Hi can I join? Ive just lost another baby this weekend :-( actually a bit relieved as they thought it was ectopic. Had a nightmare trying to get a sick note, hospital said they wouldn't do one for my 'situation' whatever the hell that means! Maybe because I was only six weeks they think I should just crack on. Still don't really know what's going on. I lost another baby at 13 weeks in may so had a lot of hopes pinned on this one. It seems to only take us a month to conceive but holding onto the baby is another thing :-(

moonpeace · 24/09/2018 21:49

This reply has been deleted

Message withdrawn at poster's request.

nonnatushouse · 24/09/2018 23:29

Once more, unto the beach, dear ladies. I tested today and I’m pregnant. So scared.

Laney79 · 25/09/2018 07:17

Hi.

May I join? Currently experiencing my second MMC this year. Despite the heartache and agony I desperately want to be a mom.

I'm 39
TTC#1
MMC 1 discovered March 2018 (should've been 9 weeks, Bean measured 6 at 3.1mm) took months to resolve-finally stopped bleeding in June.
MMC 2 discovered last week. Should've been 8+6, but again my Bow was just 6 weeks-got a day further than Bean-measured 4.2mm.
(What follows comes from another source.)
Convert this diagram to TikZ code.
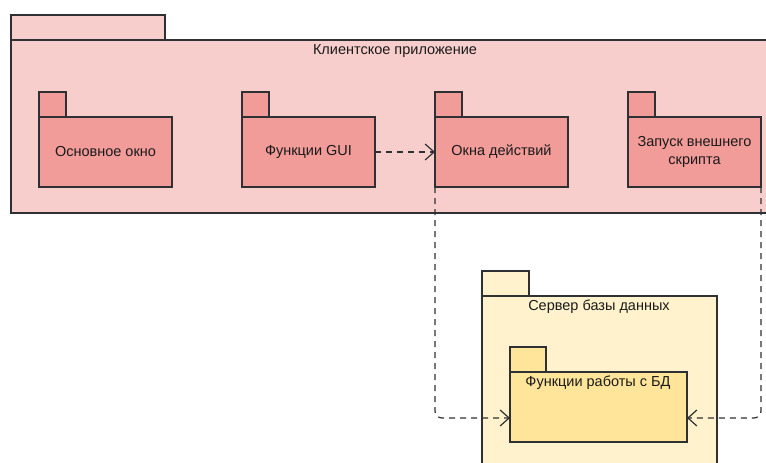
\documentclass[tikz,border=0pt]{standalone}
\usepackage{fontspec}
\setmainfont{Liberation Sans}
\usetikzlibrary{arrows.meta,calc}

\definecolor{edge}{HTML}{2F3033}
\definecolor{clientfill}{HTML}{F8CECC}
\definecolor{modfill}{HTML}{F19C99}
\definecolor{serverfill}{HTML}{FFF2CC}
\definecolor{dbfill}{HTML}{FFE599}
\definecolor{ink}{HTML}{1A1A1A}

\tikzset{
  label font/.style={font=\fontsize{14.5}{17.5}\selectfont, text=ink},
  pkg/.style={draw=edge, line width=1.2pt, inner sep=0pt, outer sep=0pt,
    label font, align=center},
  modbody/.style={pkg, fill=modfill, minimum width=133pt, minimum height=70pt, anchor=north west},
  modtab/.style={pkg, fill=modfill, minimum width=27pt, minimum height=25pt, anchor=south west},
  dep/.style={draw=edge, line width=1.2pt, dash pattern=on 6pt off 5pt,
    rounded corners=7pt, -{Straight Barb[length=9pt,width=16pt,line width=1.2pt]}},
}

\begin{document}
\begin{tikzpicture}[x=1pt,y=-1pt]
  \useasboundingbox (0,0) rectangle (766,463);
  \clip (0,0) rectangle (766,463);

  % client application package
  \node[pkg, fill=clientfill, minimum width=154pt, minimum height=25pt, anchor=north west] (clienttab) at (11,15) {};
  \node[pkg, fill=clientfill, minimum width=800pt, minimum height=173pt, anchor=north west] (client) at (11,40) {};
  \node[label font] (clienttitle) at (395,51) {Клиентское приложение};

  % modules of the client
  \node[modbody] (mainwin) at (39,117) {Основное окно};
  \node[modtab] (mainwintab) at (mainwin.north west) {};
  \node[modbody] (gui) at (242,117) {Функции GUI};
  \node[modtab] (guitab) at (gui.north west) {};
  \node[modbody] (actions) at (435,117) {Окна действий};
  \node[modtab] (actionstab) at (actions.north west) {};
  \node[modbody] (script) at (628,117) {Запуск внешнего\\скрипта};
  \node[modtab] (scripttab) at (script.north west) {};

  % database server package
  \node[pkg, fill=serverfill, minimum width=47pt, minimum height=25pt, anchor=north west] (servertab) at (482,271) {};
  \node[pkg, fill=serverfill, minimum width=235pt, minimum height=220pt, anchor=north west] (server) at (482,296) {};
  \node[label font] (servertitle) at (599,307) {Сервер базы данных};

  \node[pkg, fill=dbfill, minimum width=177pt, minimum height=70pt, anchor=north west] (db) at (510,372) {};
  \node[pkg, fill=dbfill, minimum width=36pt, minimum height=25pt, anchor=south west] (dbtab) at (db.north west) {};
  \node[label font] (dbtitle) at (598,383) {Функции работы с БД};

  % dependencies
  \coordinate (dbleft) at ([yshift=24pt]db.south west);
  \coordinate (dbright) at ([yshift=24pt]db.south east);
  \draw[dep] (gui.east) -- (actions.west);
  \draw[dep] (actions.south west) |- (dbleft);
  \draw[dep] (script.south east) |- (dbright);
\end{tikzpicture}
\end{document}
I'm currently waiting for the inevitable to happen. Hoping my useless body will be kinder this time and let go before I have to go back for the confirmation scan a week tomorrow and medical management.

I know I don't fit the technical definition of recurrent yet, but I can't bear the thought of going through this again. I need answers, even if it's ruling stuff out.

Has anyone been referred after two miscarriages? I'm hoping my age may help me in that. What tests has everyone had? I've been looking at sticky blood/thrombophilia tests, hormone and egg reserve, genetic...there's just so many.

One of my biggest regrets is not taking baby aspirin this time. I felt in my gut last time it was blood issue (family history) but trusted medics that it was "bad luck" and followed their advice not to take it...are any of you guys taking it?

Hopefulforourrainbow · 25/09/2018 08:31

Wow congrats @nonnatushouse. Will keep everything crossed for you and remember we're here for you. I conceived fairly quickly after my cycle got back on track after mmc. I mc again but had shingles so blame that.

Hopefulforourrainbow · 25/09/2018 08:32

Wow lots of new people! Sorry you've all found yourselves here too. We will help in any way we can. If you're in UK, 39 and have had 2 mc you should be eligible for referral.